The initial GDP announcement sent USD tumbling, with EUR/USD getting close to 1.12 and GBP/USD grazing against the 1.55 level before retracing through the Asian session. The dollar weakness was helped by a slip in European bond yields as German inflation rose to 0.3% on the year and investors sold bonds that were only giving them a negative interest rate in the first place. As deflation fears lessen globally, the urge to buy debt with a negative coupon should also decrease.
Soft central banks
The biggest loser overnight has been the kiwi dollar following the latest RBNZ meeting. “The bank expects to keep monetary policy stimulatory and is not currently considering any increase in interest rates” said Governor Graeme Wheeler. He continued that “it would be appropriate to lower the OCR (base rate) if demand weakens and wage and price-setting outcomes settle at levels lower than is consistent with the inflation target.” Once again this is an example of a central bank attempting the soft intervention of talking one’s currency lower without actually having to resort to rate cuts.

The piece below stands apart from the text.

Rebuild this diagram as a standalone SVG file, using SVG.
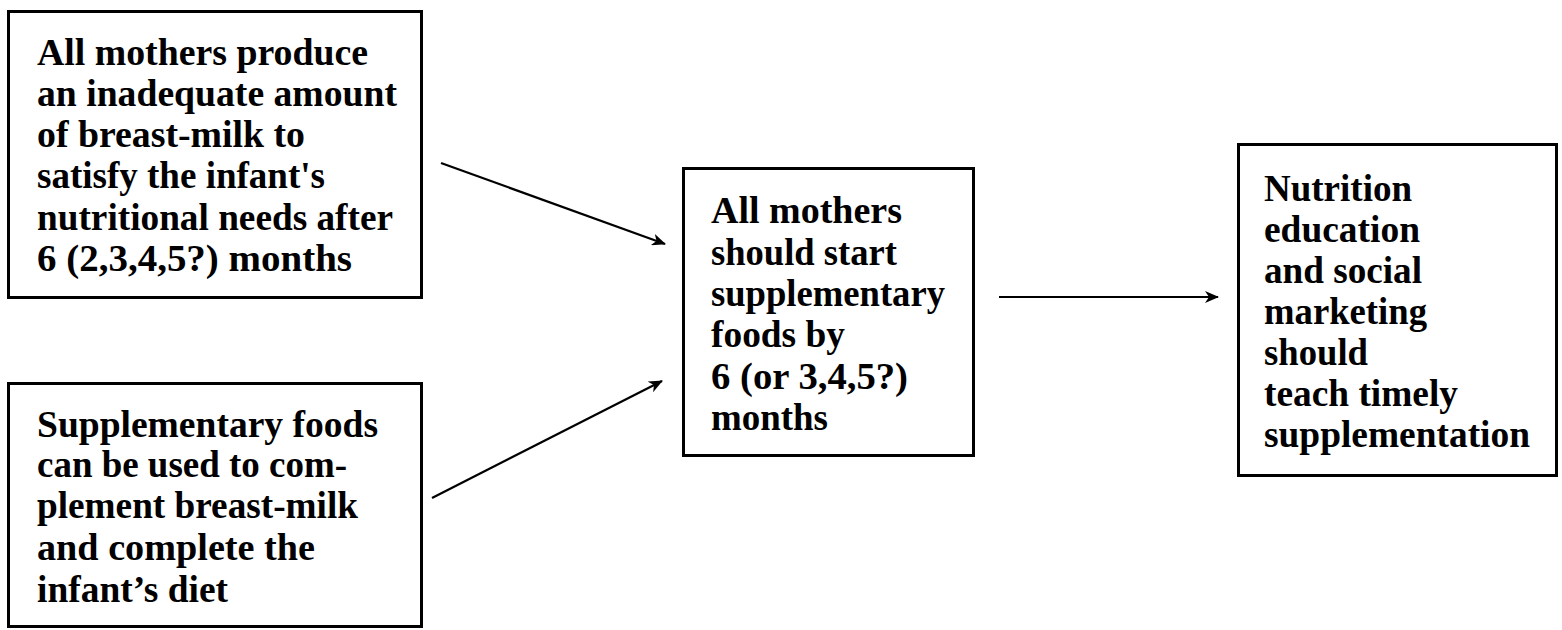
<svg xmlns="http://www.w3.org/2000/svg" width="1562" height="630" viewBox="0 0 1562 630">
<style>
.box{fill:#fff;stroke:#000;stroke-width:3}
.t{font-family:"Liberation Serif","Times New Roman",serif;font-weight:bold;font-size:37px;fill:#000}
.c{fill:none;stroke:#000;stroke-width:2.2}
</style>
<defs>
<marker id="ah" viewBox="0 0 14 12" refX="13" refY="6" markerWidth="14" markerHeight="12" markerUnits="userSpaceOnUse" orient="auto">
<path d="M0,0 L14,6 L0,12 L4,6 Z" fill="#000"/>
</marker>
</defs>
<rect width="1562" height="630" fill="#fff"/>
<g id="connectors">
<line class="c" x1="441" y1="163" x2="665" y2="244" marker-end="url(#ah)"/>
<line class="c" x1="432" y1="498" x2="662" y2="381" marker-end="url(#ah)"/>
<line class="c" x1="999" y1="297" x2="1218" y2="297" marker-end="url(#ah)"/>
</g>
<g id="node1">
<rect class="box" x="8.5" y="11.5" width="413" height="286"/>
<text class="t" x="37" y="65" textLength="331" lengthAdjust="spacingAndGlyphs">All mothers produce</text>
<text class="t" x="37" y="106" textLength="360" lengthAdjust="spacingAndGlyphs">an inadequate amount</text>
<text class="t" x="37" y="147" textLength="268" lengthAdjust="spacingAndGlyphs">of breast-milk to</text>
<text class="t" x="37" y="188" textLength="288" lengthAdjust="spacingAndGlyphs">satisfy the infant's</text>
<text class="t" x="37" y="230" textLength="356" lengthAdjust="spacingAndGlyphs">nutritional needs after</text>
<text class="t" x="37" y="271" textLength="315" lengthAdjust="spacingAndGlyphs">6 (2,3,4,5?) months</text>
</g>
<g id="node2">
<rect class="box" x="8.5" y="383.5" width="413" height="243"/>
<text class="t" x="37" y="437" textLength="341" lengthAdjust="spacingAndGlyphs">Supplementary foods</text>
<text class="t" x="37" y="477" textLength="310" lengthAdjust="spacingAndGlyphs">can be used to com-</text>
<text class="t" x="37" y="518" textLength="321" lengthAdjust="spacingAndGlyphs">plement breast-milk</text>
<text class="t" x="37" y="560" textLength="278" lengthAdjust="spacingAndGlyphs">and complete the</text>
<text class="t" x="37" y="602" textLength="191" lengthAdjust="spacingAndGlyphs">infant’s diet</text>
</g>
<g id="node3">
<rect class="box" x="683.5" y="168.5" width="290" height="287"/>
<text class="t" x="711" y="223" textLength="191" lengthAdjust="spacingAndGlyphs">All mothers</text>
<text class="t" x="711" y="265" textLength="186" lengthAdjust="spacingAndGlyphs">should start</text>
<text class="t" x="711" y="306" textLength="234" lengthAdjust="spacingAndGlyphs">supplementary</text>
<text class="t" x="711" y="347" textLength="134" lengthAdjust="spacingAndGlyphs">foods by</text>
<text class="t" x="711" y="389" textLength="197" lengthAdjust="spacingAndGlyphs">6 (or 3,4,5?)</text>
<text class="t" x="711" y="430" textLength="117" lengthAdjust="spacingAndGlyphs">months</text>
</g>
<g id="node4">
<rect class="box" x="1238.5" y="144.5" width="318" height="331"/>
<text class="t" x="1264" y="201" textLength="148" lengthAdjust="spacingAndGlyphs">Nutrition</text>
<text class="t" x="1264" y="242" textLength="156" lengthAdjust="spacingAndGlyphs">education</text>
<text class="t" x="1264" y="283" textLength="158" lengthAdjust="spacingAndGlyphs">and social</text>
<text class="t" x="1264" y="324" textLength="163" lengthAdjust="spacingAndGlyphs">marketing</text>
<text class="t" x="1264" y="365" textLength="104" lengthAdjust="spacingAndGlyphs">should</text>
<text class="t" x="1264" y="406" textLength="194" lengthAdjust="spacingAndGlyphs">teach timely</text>
<text class="t" x="1264" y="447" textLength="266" lengthAdjust="spacingAndGlyphs">supplementation</text>
</g>
</svg>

Likewise the Bank of Japan stayed its hand yesterday on adding more stimulus to the Japanese economy even despite cutting its growth and inflation forecasts once again. Inflation numbers from Japan are expected overnight tonight and should show a second consecutive month of 0% inflation.
What’s happening elsewhere?
The day ahead features the latest German unemployment numbers at 08.55 alongside inflation numbers from Italy and the US with personal income and spending numbers from the latter too. It is to those income numbers that USD bulls will look for some salvation following a poor beginning to Q2.